In a final bit of bizarre comedy, the first attempt at a sting to bring Pitt down failed because he forgot where he was supposed to meet his contact - he wandered around the wrong room of the New York Public Library for 30 minutes before leaving. Pitt was sentenced to 27 years in an FBI correctional facility. During his trial, he said he had grievances with the FBI, and sold information to get back at them. Way to go, dude.
Born Harold AR Philby in India in 1912, the man better known as Kim was the son of famed explorer St. John Philby. He attended Trinity College at Cambridge, studying history and getting involved in extracurricular activities the Cambridge Five, a Soviet espionage group. After college, he traveled to areas of growing unrest in Europe and worked briefly as a journalist before being recruited by MI6 in 1940. By the end of WWII, Philby was in charge of counterespionage at MI6, charged with suppressing Soviet subversion in Western Europe.

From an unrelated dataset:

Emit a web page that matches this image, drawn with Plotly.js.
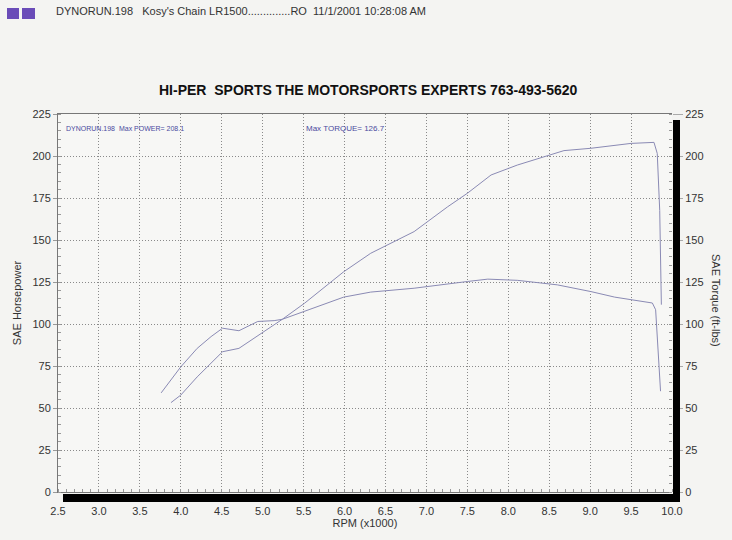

In 1949, Philby transferred to Washington DC, to act as the top liaison between US and UK intelligence. During this time, he turned over classified details about the inner workings of the CIA and MI6 to Soviet intelligence. He also warned the Soviets of an Allied attack on communists in Albania in 1950. His warning caused two double agents to defect.
Philby was suspected of playing a part in the defections and was released from the CIA and MI6. He expected impending capture and trial, so fled the country, ending up in the Soviet Union in 1963. The information Philby leaked to the Soviets during the '40s and '50s led to the deaths of many agents who were exposed to and captured by the Soviets.